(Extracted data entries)

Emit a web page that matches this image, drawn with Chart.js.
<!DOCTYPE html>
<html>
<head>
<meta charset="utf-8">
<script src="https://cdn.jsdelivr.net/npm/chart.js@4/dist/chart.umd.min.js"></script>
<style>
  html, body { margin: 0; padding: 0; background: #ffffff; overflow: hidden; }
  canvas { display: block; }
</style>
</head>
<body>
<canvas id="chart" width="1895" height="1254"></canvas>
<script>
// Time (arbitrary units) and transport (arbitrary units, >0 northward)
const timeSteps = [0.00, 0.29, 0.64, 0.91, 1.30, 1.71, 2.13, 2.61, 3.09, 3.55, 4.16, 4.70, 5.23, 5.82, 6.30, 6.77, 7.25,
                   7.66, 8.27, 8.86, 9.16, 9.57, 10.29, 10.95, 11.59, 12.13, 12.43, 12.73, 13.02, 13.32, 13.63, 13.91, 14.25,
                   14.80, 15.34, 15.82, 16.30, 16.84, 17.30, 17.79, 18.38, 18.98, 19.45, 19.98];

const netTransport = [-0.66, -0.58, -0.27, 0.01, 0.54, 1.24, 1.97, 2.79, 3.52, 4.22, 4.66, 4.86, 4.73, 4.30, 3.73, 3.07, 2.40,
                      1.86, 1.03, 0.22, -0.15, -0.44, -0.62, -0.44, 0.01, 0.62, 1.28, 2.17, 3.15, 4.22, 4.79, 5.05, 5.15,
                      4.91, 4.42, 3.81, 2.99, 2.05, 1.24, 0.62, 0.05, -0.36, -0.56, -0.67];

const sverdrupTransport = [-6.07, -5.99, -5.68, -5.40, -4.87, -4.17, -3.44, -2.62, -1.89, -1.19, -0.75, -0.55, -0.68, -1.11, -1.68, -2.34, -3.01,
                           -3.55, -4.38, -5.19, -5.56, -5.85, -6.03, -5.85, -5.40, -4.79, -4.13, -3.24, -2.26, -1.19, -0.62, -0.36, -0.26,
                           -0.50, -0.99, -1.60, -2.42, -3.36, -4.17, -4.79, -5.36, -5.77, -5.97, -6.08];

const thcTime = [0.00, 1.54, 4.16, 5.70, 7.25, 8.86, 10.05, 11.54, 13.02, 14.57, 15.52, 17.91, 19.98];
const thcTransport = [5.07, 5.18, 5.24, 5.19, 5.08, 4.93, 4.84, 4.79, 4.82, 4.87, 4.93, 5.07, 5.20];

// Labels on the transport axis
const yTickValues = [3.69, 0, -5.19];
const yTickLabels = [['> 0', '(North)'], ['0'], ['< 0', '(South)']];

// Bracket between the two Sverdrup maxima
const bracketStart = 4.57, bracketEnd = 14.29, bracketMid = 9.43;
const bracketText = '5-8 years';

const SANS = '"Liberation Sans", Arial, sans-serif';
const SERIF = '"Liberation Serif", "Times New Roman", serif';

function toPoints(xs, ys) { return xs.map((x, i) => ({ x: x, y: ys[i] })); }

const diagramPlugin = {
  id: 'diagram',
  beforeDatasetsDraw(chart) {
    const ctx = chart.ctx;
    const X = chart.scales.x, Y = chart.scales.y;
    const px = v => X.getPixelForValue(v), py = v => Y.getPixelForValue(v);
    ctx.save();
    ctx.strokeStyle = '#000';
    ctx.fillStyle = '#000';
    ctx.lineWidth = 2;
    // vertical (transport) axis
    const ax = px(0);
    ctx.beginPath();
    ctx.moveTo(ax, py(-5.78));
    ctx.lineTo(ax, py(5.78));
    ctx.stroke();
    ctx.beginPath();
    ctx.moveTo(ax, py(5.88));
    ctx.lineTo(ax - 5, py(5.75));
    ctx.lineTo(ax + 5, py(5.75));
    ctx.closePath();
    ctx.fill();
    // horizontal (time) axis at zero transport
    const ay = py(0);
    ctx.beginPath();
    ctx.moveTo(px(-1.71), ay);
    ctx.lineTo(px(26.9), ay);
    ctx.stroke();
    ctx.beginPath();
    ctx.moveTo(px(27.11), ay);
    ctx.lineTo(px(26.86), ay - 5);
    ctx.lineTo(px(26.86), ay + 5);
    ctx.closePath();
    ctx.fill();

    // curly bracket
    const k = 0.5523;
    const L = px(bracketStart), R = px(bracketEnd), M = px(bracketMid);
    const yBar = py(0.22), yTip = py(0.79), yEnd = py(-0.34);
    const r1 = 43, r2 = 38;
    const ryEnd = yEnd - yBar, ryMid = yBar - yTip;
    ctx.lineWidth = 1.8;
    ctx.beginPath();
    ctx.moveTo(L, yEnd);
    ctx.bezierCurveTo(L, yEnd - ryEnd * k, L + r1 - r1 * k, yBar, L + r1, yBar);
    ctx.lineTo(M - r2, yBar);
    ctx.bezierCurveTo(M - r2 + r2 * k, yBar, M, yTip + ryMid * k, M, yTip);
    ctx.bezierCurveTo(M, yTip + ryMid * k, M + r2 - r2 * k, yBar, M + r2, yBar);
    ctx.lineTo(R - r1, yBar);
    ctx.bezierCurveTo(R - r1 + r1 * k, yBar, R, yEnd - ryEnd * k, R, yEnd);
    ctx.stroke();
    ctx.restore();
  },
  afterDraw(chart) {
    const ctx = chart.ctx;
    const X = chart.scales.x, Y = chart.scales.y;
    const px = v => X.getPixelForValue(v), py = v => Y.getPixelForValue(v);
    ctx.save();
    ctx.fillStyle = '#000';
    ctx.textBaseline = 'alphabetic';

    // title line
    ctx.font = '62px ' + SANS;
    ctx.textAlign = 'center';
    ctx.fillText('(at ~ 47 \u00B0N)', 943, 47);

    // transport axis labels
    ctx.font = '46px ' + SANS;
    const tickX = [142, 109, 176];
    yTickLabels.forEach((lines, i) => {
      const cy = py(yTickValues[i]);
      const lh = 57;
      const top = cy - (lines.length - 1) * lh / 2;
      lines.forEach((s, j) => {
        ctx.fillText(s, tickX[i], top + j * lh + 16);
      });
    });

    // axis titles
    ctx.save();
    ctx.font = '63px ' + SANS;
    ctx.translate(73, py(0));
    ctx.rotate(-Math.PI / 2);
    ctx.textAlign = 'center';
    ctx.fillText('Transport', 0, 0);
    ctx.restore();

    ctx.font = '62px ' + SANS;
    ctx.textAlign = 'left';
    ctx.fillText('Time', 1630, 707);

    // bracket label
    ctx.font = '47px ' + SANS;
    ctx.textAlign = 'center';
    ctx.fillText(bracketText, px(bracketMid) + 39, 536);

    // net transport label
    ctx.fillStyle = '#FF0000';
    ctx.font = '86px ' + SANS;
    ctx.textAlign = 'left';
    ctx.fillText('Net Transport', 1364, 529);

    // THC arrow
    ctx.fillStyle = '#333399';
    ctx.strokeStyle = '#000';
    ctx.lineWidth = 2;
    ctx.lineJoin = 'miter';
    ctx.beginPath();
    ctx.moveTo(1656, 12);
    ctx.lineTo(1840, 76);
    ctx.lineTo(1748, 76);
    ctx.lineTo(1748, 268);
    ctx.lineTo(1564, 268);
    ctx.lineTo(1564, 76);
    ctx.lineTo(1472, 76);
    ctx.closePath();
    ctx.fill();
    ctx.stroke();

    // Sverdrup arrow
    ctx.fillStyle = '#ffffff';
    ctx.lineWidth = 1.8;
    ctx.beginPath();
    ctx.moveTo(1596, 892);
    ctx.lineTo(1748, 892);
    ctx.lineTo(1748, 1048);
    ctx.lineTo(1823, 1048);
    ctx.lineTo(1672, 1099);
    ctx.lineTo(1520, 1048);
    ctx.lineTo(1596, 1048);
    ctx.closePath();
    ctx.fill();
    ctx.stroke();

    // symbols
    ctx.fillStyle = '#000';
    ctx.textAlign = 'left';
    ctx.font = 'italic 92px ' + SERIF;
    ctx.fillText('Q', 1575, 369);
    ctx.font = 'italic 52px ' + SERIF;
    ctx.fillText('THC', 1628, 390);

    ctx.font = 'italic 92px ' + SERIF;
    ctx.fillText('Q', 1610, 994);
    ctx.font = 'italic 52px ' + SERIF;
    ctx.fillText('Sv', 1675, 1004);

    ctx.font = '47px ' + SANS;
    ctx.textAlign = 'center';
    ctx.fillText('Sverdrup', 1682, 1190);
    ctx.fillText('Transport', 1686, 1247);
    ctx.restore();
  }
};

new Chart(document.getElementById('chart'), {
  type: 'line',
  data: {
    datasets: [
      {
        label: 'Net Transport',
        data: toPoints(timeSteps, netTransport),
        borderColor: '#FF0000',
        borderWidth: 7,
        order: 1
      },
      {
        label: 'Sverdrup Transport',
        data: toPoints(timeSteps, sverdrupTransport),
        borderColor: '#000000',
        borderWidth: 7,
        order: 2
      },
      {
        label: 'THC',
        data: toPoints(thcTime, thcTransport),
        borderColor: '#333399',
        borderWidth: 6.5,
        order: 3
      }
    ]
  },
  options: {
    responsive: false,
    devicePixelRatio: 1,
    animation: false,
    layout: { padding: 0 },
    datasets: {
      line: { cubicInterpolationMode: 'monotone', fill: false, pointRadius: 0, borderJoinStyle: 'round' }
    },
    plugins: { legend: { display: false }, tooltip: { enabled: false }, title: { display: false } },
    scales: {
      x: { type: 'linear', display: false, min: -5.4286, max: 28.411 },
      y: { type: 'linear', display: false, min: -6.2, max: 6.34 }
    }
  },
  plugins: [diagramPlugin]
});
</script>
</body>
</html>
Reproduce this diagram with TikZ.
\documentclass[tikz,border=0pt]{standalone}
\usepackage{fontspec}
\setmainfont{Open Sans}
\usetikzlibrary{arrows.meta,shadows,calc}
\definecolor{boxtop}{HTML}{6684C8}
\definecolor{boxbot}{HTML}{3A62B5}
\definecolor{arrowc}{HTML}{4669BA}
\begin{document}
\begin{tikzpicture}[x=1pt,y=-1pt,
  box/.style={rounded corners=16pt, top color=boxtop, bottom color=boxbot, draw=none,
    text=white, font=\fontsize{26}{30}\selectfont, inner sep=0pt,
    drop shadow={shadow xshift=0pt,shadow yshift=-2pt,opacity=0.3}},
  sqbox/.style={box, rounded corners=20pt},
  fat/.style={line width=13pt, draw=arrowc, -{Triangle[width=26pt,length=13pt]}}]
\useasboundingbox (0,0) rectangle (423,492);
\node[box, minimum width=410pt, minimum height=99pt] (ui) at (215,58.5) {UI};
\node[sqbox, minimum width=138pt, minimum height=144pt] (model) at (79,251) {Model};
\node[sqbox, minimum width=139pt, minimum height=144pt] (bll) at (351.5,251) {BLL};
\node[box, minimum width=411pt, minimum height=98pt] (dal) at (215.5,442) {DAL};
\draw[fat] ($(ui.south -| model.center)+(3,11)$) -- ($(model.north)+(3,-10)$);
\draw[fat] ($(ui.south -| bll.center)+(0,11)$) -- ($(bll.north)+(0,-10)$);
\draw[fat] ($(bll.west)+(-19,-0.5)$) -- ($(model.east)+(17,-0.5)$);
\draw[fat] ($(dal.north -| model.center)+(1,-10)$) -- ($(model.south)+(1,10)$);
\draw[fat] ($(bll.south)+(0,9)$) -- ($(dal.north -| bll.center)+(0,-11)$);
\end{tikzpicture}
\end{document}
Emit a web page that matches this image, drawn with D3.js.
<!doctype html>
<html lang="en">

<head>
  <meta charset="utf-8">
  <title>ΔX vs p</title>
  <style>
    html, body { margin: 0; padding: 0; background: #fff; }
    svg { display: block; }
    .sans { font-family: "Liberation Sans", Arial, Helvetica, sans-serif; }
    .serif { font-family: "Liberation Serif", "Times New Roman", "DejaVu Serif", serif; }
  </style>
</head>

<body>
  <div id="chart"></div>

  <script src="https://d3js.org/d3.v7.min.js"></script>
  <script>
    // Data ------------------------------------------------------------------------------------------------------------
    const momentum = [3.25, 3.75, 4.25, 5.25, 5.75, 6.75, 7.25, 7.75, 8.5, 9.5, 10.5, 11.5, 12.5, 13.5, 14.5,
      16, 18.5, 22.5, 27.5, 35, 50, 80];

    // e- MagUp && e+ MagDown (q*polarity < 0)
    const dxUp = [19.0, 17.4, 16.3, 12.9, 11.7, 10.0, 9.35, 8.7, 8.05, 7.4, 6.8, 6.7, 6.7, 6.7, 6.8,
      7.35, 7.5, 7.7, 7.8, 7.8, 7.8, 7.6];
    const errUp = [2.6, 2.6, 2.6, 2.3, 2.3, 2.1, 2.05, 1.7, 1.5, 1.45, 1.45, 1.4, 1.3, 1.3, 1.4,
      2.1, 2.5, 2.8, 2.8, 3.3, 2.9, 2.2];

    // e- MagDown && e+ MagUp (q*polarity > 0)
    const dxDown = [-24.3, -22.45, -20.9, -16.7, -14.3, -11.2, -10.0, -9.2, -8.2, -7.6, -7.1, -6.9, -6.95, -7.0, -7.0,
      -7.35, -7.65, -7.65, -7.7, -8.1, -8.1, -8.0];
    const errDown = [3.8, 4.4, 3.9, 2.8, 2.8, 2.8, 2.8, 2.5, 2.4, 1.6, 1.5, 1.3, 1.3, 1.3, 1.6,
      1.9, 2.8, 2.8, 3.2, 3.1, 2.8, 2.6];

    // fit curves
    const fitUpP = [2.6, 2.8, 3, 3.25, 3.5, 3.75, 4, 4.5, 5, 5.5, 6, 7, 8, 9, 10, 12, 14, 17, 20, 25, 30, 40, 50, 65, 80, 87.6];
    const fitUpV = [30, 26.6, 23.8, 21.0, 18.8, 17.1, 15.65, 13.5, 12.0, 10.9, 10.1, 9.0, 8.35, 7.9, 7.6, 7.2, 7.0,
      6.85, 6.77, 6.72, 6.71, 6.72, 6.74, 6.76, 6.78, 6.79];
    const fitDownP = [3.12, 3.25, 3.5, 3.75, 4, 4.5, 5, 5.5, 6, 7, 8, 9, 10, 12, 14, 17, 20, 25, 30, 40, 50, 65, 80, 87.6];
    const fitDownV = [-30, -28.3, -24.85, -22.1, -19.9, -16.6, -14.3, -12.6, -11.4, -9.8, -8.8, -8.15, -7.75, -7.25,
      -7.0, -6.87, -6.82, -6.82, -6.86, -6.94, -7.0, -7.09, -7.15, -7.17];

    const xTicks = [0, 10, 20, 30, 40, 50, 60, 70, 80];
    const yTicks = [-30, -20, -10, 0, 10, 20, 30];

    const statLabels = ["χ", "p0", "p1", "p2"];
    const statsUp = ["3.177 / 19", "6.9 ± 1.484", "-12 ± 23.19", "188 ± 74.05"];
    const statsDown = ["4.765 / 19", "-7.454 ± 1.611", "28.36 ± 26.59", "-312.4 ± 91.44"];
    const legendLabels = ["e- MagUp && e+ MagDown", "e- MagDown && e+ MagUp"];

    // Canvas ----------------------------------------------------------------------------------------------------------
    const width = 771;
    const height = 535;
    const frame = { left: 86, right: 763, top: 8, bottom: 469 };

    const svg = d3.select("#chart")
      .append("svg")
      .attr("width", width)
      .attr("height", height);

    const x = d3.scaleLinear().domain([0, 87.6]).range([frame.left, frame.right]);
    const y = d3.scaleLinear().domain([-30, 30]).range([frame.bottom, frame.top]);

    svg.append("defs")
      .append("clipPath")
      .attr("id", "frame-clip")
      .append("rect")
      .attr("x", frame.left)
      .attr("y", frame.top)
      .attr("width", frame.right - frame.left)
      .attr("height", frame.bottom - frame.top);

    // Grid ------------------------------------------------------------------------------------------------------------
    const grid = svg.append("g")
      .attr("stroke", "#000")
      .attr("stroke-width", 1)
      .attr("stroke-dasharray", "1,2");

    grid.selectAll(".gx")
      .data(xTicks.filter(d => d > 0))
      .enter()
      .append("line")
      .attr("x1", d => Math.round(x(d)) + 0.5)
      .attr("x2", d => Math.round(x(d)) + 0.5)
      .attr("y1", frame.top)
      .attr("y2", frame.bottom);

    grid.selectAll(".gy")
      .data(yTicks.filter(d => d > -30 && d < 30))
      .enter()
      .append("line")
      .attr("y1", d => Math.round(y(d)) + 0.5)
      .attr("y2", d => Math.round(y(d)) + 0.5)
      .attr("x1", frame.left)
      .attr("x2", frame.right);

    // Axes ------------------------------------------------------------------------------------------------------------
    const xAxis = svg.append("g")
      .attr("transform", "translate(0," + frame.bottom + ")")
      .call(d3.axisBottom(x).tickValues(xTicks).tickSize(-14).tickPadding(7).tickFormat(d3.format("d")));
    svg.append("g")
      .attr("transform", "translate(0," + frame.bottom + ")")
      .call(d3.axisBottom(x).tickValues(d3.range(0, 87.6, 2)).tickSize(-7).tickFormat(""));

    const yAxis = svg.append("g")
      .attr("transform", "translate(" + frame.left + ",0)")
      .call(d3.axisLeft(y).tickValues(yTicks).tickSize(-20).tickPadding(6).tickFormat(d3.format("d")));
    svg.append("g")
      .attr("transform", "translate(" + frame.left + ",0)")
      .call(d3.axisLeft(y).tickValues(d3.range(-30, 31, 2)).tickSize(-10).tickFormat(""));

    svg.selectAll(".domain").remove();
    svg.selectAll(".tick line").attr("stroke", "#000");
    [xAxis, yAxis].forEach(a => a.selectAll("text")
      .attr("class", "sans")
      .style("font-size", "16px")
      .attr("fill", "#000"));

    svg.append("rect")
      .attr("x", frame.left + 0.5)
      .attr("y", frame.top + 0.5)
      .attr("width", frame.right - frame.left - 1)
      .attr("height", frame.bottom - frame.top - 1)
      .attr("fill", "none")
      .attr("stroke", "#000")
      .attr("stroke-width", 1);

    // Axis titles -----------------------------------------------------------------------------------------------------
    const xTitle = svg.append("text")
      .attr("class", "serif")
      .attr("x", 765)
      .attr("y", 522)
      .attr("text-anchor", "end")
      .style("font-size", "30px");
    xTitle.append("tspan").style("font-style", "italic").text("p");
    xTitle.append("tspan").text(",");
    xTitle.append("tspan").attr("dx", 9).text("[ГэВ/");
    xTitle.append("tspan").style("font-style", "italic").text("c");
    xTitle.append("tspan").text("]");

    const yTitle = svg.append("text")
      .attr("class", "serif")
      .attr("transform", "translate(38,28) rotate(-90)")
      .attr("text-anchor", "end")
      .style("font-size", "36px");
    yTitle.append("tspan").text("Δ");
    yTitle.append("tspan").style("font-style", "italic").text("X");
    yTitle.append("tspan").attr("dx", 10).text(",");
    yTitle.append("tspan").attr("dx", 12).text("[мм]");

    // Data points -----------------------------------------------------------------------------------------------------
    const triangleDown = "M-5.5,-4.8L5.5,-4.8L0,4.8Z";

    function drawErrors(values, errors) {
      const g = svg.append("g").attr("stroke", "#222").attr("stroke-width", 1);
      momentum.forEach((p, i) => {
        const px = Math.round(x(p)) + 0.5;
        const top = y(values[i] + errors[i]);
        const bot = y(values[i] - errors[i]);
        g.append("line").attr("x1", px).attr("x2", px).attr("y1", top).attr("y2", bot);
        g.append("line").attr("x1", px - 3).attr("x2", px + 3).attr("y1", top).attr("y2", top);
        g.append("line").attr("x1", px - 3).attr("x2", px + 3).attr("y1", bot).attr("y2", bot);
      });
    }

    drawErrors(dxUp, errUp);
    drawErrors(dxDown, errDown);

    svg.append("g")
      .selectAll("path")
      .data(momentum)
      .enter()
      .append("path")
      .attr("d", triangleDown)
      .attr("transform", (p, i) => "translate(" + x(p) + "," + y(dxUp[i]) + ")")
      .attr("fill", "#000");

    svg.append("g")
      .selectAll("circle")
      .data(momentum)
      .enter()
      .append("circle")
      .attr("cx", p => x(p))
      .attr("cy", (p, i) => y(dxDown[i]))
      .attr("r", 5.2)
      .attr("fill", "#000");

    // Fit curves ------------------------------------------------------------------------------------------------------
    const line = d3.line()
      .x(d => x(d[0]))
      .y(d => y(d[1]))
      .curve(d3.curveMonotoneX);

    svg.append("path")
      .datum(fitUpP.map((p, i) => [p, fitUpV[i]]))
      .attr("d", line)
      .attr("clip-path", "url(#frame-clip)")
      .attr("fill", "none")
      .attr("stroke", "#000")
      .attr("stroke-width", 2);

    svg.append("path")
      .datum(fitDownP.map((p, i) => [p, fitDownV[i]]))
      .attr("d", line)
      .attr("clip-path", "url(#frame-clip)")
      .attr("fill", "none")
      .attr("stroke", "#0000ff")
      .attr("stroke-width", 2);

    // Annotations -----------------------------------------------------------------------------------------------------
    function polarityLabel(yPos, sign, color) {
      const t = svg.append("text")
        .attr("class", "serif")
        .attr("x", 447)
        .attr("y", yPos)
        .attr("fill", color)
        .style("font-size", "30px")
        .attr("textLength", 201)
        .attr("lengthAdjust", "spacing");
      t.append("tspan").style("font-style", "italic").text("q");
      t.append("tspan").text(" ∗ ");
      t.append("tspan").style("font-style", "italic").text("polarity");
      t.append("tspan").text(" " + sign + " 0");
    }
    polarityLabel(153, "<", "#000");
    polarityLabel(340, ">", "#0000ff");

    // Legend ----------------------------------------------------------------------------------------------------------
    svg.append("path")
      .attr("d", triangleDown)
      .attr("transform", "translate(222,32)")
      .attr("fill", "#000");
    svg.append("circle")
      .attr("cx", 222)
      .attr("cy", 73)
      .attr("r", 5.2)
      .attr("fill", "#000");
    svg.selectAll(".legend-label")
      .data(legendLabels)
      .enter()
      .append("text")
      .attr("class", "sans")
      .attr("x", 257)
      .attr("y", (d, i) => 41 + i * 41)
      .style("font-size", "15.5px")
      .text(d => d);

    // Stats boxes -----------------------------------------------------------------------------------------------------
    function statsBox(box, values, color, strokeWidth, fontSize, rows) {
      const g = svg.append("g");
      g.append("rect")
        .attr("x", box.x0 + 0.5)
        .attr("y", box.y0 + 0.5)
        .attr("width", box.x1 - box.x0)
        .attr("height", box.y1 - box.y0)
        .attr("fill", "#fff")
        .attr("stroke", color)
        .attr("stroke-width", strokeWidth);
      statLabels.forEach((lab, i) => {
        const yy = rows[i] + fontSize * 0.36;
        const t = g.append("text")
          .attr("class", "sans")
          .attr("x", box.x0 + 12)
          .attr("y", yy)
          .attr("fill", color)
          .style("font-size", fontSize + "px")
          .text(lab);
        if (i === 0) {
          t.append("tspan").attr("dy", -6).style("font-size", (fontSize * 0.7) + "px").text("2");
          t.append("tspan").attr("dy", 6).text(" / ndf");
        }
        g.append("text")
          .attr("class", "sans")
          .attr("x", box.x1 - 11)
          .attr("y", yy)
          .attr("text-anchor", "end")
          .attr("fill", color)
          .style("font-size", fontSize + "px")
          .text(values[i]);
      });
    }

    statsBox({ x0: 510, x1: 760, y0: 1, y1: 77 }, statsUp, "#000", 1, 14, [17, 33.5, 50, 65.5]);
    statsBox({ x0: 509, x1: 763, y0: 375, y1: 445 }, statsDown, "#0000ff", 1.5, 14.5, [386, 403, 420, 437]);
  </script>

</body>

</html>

#### Directions for this task
Please restate only the opening stretch of the records above: every line from the first through the one containing "-5.77, -5.97, -6.08];", exactly as written.

#### Response
Emit a web page that matches this image, drawn with Chart.js.
<!DOCTYPE html>
<html>
<head>
<meta charset="utf-8">
<script src="https://cdn.jsdelivr.net/npm/chart.js@4/dist/chart.umd.min.js"></script>
<style>
  html, body { margin: 0; padding: 0; background: #ffffff; overflow: hidden; }
  canvas { display: block; }
</style>
</head>
<body>
<canvas id="chart" width="1895" height="1254"></canvas>
<script>
// Time (arbitrary units) and transport (arbitrary units, >0 northward)
const timeSteps = [0.00, 0.29, 0.64, 0.91, 1.30, 1.71, 2.13, 2.61, 3.09, 3.55, 4.16, 4.70, 5.23, 5.82, 6.30, 6.77, 7.25,
                   7.66, 8.27, 8.86, 9.16, 9.57, 10.29, 10.95, 11.59, 12.13, 12.43, 12.73, 13.02, 13.32, 13.63, 13.91, 14.25,
                   14.80, 15.34, 15.82, 16.30, 16.84, 17.30, 17.79, 18.38, 18.98, 19.45, 19.98];

const netTransport = [-0.66, -0.58, -0.27, 0.01, 0.54, 1.24, 1.97, 2.79, 3.52, 4.22, 4.66, 4.86, 4.73, 4.30, 3.73, 3.07, 2.40,
                      1.86, 1.03, 0.22, -0.15, -0.44, -0.62, -0.44, 0.01, 0.62, 1.28, 2.17, 3.15, 4.22, 4.79, 5.05, 5.15,
                      4.91, 4.42, 3.81, 2.99, 2.05, 1.24, 0.62, 0.05, -0.36, -0.56, -0.67];

const sverdrupTransport = [-6.07, -5.99, -5.68, -5.40, -4.87, -4.17, -3.44, -2.62, -1.89, -1.19, -0.75, -0.55, -0.68, -1.11, -1.68, -2.34, -3.01,
                           -3.55, -4.38, -5.19, -5.56, -5.85, -6.03, -5.85, -5.40, -4.79, -4.13, -3.24, -2.26, -1.19, -0.62, -0.36, -0.26,
                           -0.50, -0.99, -1.60, -2.42, -3.36, -4.17, -4.79, -5.36, -5.77, -5.97, -6.08];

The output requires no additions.